- **EXERCISE TASK**:
Reproduce exactly the lines starting at the line that contains "Recreate this image" and ending at the line that contains "from matplotlib.patches import". Omit pictures.
====
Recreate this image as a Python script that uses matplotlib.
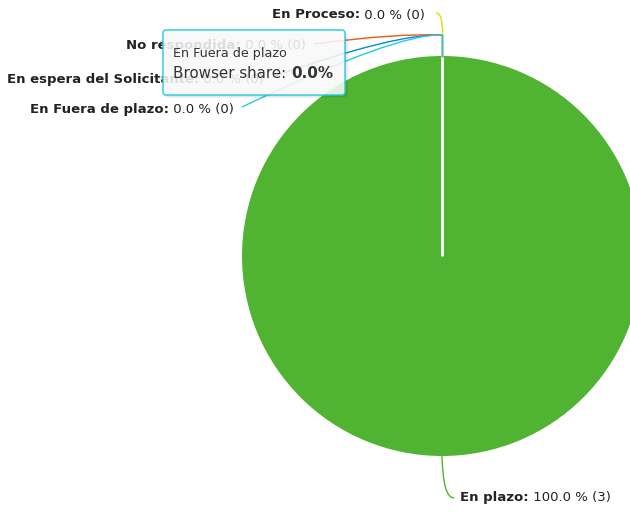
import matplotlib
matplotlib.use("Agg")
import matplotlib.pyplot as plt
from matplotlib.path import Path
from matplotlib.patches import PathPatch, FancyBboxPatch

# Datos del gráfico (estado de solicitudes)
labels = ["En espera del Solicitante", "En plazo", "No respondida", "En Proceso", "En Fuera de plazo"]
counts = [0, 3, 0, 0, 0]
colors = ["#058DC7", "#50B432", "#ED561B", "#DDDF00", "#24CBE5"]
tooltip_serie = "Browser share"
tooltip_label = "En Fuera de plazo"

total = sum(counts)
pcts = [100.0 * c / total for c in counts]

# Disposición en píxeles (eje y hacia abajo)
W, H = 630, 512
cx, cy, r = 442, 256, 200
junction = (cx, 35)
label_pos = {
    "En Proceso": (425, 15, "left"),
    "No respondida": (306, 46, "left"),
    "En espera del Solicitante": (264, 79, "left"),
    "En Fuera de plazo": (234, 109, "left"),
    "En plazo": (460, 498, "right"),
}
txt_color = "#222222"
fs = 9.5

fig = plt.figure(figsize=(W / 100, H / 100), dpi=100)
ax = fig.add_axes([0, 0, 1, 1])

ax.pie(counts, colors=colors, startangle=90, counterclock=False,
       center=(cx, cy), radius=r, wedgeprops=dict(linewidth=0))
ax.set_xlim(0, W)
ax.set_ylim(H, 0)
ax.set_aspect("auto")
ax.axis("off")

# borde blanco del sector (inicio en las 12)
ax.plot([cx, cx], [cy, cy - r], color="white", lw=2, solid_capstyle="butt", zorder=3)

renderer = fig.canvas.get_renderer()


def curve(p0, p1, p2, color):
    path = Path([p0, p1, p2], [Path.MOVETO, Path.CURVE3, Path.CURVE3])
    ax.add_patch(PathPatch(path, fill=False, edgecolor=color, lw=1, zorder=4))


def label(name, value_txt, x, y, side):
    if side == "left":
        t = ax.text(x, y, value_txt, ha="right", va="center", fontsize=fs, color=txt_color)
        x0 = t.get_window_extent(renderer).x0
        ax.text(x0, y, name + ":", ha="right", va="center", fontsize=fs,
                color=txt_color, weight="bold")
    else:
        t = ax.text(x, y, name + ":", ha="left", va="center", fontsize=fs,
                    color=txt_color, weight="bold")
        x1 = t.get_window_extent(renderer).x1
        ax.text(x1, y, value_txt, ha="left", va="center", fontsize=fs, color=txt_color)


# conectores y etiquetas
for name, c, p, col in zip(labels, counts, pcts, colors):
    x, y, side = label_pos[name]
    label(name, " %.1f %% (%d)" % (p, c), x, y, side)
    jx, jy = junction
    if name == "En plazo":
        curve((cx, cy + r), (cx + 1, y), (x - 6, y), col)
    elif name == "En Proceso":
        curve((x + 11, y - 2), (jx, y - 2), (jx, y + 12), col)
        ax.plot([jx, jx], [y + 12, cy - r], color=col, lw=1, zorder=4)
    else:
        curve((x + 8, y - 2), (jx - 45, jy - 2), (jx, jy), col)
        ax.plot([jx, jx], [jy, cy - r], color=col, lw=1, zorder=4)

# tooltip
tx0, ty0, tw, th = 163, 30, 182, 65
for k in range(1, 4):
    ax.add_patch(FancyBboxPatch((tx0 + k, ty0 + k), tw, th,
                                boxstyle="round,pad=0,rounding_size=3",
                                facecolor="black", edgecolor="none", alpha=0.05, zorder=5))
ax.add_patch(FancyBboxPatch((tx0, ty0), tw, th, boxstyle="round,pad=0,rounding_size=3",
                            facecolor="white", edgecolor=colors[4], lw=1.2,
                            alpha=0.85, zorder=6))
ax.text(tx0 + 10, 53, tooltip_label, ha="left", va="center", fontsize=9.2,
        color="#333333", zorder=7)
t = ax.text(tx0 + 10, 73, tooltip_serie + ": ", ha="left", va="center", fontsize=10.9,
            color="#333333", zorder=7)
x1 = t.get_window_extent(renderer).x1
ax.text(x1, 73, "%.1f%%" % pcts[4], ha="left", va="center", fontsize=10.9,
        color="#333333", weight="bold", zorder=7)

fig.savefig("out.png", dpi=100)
====
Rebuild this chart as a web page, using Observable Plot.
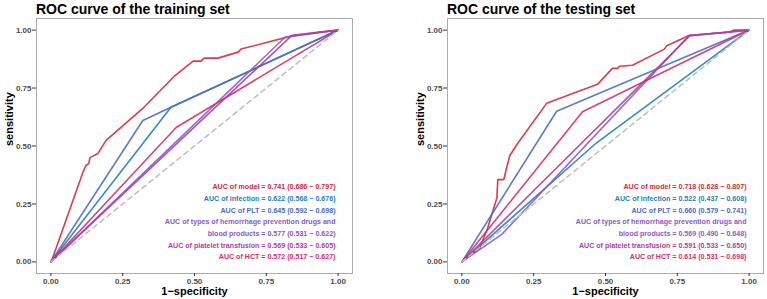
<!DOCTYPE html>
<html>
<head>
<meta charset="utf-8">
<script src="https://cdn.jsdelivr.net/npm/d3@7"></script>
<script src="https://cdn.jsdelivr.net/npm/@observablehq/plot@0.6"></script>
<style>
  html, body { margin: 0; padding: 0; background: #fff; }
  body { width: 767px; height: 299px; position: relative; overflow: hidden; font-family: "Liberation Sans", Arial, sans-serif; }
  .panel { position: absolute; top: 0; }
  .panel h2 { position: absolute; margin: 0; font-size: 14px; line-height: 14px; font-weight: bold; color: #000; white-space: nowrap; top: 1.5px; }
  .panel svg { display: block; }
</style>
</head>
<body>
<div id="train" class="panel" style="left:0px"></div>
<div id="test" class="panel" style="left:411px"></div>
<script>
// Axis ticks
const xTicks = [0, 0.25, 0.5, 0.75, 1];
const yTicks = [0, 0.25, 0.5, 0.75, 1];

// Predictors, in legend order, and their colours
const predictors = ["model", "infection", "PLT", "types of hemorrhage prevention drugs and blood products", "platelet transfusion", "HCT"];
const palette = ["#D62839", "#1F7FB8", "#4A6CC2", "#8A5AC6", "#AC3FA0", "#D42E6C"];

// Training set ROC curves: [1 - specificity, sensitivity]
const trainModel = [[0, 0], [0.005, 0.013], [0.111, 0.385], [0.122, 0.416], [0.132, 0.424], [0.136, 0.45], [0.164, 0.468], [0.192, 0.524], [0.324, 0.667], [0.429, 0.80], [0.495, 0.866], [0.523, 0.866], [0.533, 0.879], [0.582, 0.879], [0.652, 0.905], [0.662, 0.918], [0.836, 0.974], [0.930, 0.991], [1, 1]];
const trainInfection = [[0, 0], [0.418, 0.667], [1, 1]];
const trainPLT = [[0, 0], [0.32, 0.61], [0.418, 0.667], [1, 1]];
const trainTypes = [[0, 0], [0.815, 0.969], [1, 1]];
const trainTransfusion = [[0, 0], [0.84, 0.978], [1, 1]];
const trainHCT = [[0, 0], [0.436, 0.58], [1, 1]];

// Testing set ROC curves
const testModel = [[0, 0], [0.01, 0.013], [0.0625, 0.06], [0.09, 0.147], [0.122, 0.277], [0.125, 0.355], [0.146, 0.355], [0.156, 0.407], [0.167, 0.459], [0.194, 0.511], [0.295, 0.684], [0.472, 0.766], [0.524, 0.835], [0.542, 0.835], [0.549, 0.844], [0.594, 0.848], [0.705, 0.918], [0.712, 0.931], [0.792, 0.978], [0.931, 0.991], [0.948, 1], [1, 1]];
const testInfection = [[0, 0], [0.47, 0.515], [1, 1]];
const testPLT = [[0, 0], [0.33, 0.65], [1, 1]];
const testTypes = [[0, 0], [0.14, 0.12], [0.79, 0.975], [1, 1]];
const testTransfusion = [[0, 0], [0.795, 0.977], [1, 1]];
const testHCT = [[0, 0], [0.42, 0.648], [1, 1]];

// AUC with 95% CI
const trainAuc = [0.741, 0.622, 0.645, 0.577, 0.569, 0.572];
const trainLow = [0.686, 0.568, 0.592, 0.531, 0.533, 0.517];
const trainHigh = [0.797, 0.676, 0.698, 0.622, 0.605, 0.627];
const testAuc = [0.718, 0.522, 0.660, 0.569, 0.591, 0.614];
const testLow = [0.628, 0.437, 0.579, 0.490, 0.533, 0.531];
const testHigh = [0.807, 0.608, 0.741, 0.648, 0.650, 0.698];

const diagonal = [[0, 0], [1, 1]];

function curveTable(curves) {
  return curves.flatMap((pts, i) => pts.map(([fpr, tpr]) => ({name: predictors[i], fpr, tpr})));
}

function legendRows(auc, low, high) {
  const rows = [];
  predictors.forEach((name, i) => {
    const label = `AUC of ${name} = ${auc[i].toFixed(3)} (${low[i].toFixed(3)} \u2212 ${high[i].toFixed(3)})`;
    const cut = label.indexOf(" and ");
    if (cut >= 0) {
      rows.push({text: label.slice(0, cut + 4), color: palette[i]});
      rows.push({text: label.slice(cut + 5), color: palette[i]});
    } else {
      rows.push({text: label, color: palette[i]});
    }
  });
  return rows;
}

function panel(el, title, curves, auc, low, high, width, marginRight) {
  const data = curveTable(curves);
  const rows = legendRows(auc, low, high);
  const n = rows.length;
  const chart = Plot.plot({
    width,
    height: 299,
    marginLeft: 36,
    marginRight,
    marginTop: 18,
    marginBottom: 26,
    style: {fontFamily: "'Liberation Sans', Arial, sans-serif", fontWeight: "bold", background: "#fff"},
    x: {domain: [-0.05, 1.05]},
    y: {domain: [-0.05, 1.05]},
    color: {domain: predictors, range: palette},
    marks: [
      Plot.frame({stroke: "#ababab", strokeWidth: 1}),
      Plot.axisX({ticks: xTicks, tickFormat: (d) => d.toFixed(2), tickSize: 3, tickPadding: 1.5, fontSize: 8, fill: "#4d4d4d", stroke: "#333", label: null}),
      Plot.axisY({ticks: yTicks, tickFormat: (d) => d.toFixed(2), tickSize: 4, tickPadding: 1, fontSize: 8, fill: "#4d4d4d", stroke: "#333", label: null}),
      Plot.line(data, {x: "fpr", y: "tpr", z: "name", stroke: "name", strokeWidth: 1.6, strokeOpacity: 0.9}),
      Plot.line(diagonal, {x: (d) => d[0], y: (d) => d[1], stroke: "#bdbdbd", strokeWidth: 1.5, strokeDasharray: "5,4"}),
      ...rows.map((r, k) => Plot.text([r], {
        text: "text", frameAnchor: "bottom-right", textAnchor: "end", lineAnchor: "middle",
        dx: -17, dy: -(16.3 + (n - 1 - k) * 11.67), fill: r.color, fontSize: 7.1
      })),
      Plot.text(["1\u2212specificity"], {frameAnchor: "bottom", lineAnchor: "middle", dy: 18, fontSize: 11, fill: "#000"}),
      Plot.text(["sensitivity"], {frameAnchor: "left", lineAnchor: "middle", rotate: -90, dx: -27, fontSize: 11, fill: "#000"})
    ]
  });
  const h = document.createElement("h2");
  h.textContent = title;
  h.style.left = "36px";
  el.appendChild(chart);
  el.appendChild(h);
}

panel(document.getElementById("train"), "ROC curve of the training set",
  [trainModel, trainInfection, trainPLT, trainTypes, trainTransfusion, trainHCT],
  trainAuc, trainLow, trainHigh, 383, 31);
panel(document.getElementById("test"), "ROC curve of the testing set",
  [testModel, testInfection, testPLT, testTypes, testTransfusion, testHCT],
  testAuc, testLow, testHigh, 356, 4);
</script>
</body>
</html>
====
- **FULL ANSWER**:
Recreate this image as a Python script that uses matplotlib.
import matplotlib
matplotlib.use("Agg")
import matplotlib.pyplot as plt
from matplotlib.path import Path
from matplotlib.patches import PathPatch, FancyBboxPatch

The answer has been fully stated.